The German DAX index saw an interesting evolution on Wednesday. Down 1.57% and falling to the red zone this week, the year for this index continues to go from bad to worse.
In terms of data, wholesale inflation figures from Germany were the only major indicators that provide direction during the day. The less-than-expected producer price figures only had limited impact on the EUR, as the market participants are waiting for the FED.
While the Euro was steady ahead of the FOMC economic forecast and the FOMC press conference, market optimism about the US-China trade agreement had a big impact today.
For some time now, Europe’s auto sector under scrutiny. Concerns about the emissions scandals have turned to fears that a prolonged US-China trade war could have a big impact on profits.
BMW shares fell 4.57% on Wednesday, with the company saying that it expects a significant drop in profits and plans to achieve important cost savings. The scandal regarding the emissions caused an impact that continues throughout the sector, as car producers face higher costs for compliance with new laws and regulations.

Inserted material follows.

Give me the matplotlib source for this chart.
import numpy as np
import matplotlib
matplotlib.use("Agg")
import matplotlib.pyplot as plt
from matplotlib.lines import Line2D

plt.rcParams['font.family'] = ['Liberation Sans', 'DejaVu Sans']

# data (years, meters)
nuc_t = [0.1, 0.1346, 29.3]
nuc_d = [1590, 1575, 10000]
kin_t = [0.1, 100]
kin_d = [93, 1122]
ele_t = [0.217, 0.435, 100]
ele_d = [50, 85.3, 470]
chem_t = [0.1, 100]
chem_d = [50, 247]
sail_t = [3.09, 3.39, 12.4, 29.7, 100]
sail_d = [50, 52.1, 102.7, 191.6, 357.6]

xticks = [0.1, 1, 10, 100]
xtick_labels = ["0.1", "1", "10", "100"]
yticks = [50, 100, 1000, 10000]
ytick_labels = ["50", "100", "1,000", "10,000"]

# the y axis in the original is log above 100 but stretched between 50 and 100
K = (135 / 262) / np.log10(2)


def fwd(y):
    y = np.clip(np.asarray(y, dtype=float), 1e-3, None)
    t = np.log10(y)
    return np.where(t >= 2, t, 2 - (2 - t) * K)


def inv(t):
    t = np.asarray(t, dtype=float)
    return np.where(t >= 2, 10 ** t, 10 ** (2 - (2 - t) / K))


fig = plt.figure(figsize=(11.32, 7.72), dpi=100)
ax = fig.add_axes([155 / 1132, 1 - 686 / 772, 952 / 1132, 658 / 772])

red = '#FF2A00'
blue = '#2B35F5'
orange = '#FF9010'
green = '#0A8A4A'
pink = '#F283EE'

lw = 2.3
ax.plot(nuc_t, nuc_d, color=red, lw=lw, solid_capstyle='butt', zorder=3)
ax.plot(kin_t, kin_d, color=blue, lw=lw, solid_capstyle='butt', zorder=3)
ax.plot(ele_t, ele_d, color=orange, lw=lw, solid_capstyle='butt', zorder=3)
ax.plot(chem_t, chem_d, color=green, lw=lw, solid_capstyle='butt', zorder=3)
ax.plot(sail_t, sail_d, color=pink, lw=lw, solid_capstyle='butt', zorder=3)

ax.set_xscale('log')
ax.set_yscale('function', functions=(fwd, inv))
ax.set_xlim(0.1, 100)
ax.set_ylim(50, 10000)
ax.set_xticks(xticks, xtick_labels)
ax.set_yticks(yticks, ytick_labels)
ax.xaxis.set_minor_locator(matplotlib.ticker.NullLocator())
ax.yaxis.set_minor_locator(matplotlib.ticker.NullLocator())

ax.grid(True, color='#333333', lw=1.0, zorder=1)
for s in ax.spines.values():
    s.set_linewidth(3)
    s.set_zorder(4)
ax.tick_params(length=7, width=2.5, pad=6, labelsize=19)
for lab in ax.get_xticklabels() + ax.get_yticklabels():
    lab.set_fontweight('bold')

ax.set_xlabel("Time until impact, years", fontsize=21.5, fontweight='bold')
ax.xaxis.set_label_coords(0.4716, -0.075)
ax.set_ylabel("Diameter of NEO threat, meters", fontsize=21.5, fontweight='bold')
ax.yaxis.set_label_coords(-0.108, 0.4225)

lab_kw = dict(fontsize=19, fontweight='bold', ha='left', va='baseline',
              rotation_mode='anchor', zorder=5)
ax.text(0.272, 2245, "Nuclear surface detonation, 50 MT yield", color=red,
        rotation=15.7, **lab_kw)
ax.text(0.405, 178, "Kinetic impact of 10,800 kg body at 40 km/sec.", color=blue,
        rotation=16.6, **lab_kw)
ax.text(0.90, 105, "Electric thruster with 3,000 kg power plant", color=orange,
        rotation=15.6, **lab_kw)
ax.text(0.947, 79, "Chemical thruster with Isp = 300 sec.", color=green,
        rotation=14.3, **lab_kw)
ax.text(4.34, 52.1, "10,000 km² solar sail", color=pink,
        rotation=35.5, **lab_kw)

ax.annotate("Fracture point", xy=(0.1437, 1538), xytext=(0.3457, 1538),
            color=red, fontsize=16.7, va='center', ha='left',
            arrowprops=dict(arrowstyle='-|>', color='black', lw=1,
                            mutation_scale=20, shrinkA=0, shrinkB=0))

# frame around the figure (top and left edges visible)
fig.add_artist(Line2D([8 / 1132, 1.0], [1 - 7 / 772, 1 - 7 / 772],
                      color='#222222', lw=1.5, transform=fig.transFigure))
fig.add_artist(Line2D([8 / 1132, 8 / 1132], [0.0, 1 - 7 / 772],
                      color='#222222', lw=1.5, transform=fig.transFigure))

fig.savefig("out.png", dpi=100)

BMW’s stark warning for next year has affected Volkswagen, which recorded a 2.22% loss after the trading session.
Interestingly enough, the bad news comes before the US administration strikes the European Union with a greater threat from tariffs on European car exports to the United States. With China’s economic growth sluggish and uncertainty regarding Brexit, the last thing the sector needs is tariffs.
On the other hand, the European Stoxx 600 and CAC were not far behind, recording losses of 0.78% and 0.8%, respectively.
After more cautious than expected FOMC, the positive result will be the possibility of a hold on interest rate hikes during the rest of the year. But unfortunately, the bad news could eventually hold back DAX and the rest of the majors.
The euro rose 0.55% to hit $1.14 for the first time since the first week of February. As major European companies have export-focused bias, a strong euro will not be beneficial in the near term.
The recovery of the euro and the decline in US Treasuries will also be bad news for European banks struggling in the current interest rate environment. Poor growth together with falling yields might be yet another blow. Another important bank, the Deutsche Bank saw its shares falling 3.32% on Wednesday. Unfortunately, not even the merger talks with Commerzbank Bank were able to help the company recover. Commerzbank also lost 2.08% during the day.
The lack of data today leaves the euro in the hands of the ECB Economic Bulletin. European and American futures are both falling at the time of writing this article. The Bulletin is unlikely to provide anything very beneficial for equity markets.
Big companies may have to wait until PMI figures for March change sentiment. If any expectations could materialize, any bullish trend might come from positive progress in the US-China trade talks.